Buyers across Europe have remained reluctant to pay significant premiums for low-carbon steel, pointing to weak market conditions and continuing structural challenges facing the region’s steel industry.
Under Fastmarkets’ definition, European green flat steel is steel made with combined Scope 1, 2 and 3 emissions of no more than 0.8 tonnes of CO2 equivalent per tonne of steel produced.
Scope 1 covers direct emissions from production, while 2 and 3 refer to indirect emissions linked to energy use and the wider value chain.
Market participants said premiums quoted by European mills capable of meeting that emissions threshold were generally in the range of €200-300 ($231-346) per tonne, broadly unchanged from recent months.
Discounts were possible for larger volumes, seller sources said, but no transactions were concluded in the assessment week.
According to seller sources, buyer interest exists at an initial stage, but resistance increases sharply once discussions turn to price, particularly when premiums move into the triple-digit range.
On the demand side, buyers continued to indicate lower workable levels, most commonly around €100-150 per tonne in the week to Thursday. Some market participants said spot business could be done at even less than €100 per tonne, with one source estimating the premium at €0 per tonne, arguing that premiums were more likely to be achieved through longer-term offtake deals rather than in the spot market.
Sell-side estimates for realistic premiums on green flat steel were reported at €150-170 per tonne.
Against that backdrop, Fastmarkets’ weekly assessment for the green steel domestic, flat-rolled, differential to HRC index, exw Northern Europe was €100-170 per tonne on March 26, narrowing from €100-180 per tonne in the previous week.
In contrast, sentiment in the long steel segment was described as even weaker, with market sources reporting almost no appetite for paying extra for greener products.
One supplier said customers were unwilling to pay any premium at all for green long steel, noting that the company’s conventional long products were already widely viewed as low emission because they are made via electric-arc furnace routes supported by relatively clean power mixes in the countries where production assets are based.
Fastmarkets’ methodology defines European green long steel as steel produced with Scope 1, 2 or 3 emissions at a maximum of 0.5 tCO2e per tonne of steel.

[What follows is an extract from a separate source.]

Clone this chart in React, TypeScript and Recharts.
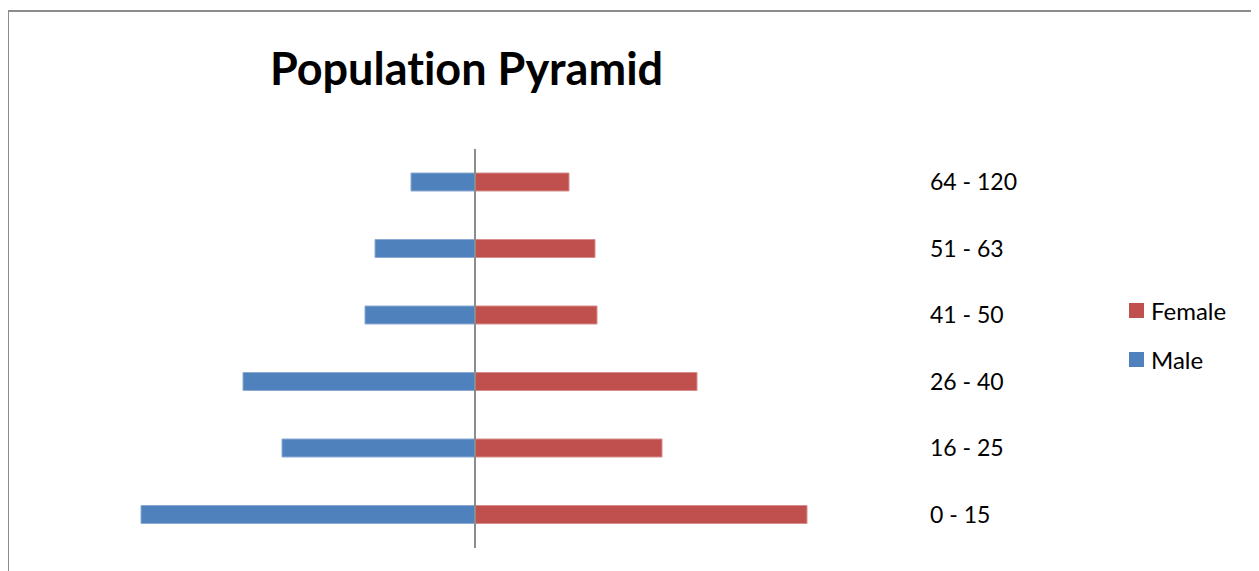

The aftermath of the US-Iran conflict was said to be another factor contributing to a stronger decline in demand for green long steel. The rise in oil and gas prices resulted in higher transportation costs as well as higher production costs inside Europe, which is expected to strengthen inflation. The financial sector was also affected, with banks increasing interest rates.
The combination of inflation and higher interest rates will result in higher construction costs, which may lead to a slowdown in construction activity and thus affect demand for regular steel.
“In such conditions people will be trying to cut costs as much as possible so ecology will not be the priority,” one trader said.
A second mill source, however, said he believes the conflict in the Middle East should have only a temporary effect on demand for green steel and that demand should return to previous levels in the near term.
Fastmarkets’ weekly green steel, differential to steel reinforcing bar (rebar) domestic, delivered Northern Europe was €0-50 per tonne on Wednesday March 25, stable week on week.
Offers varied within the wide range of €30-50 per tonne, while estimates of workable prices varied within the wide range of €0-50 per tonne.
The trader source noted that demand for green long steel is coming mainly from specific projects in Nordic countries and the size of the premium is negotiated individually.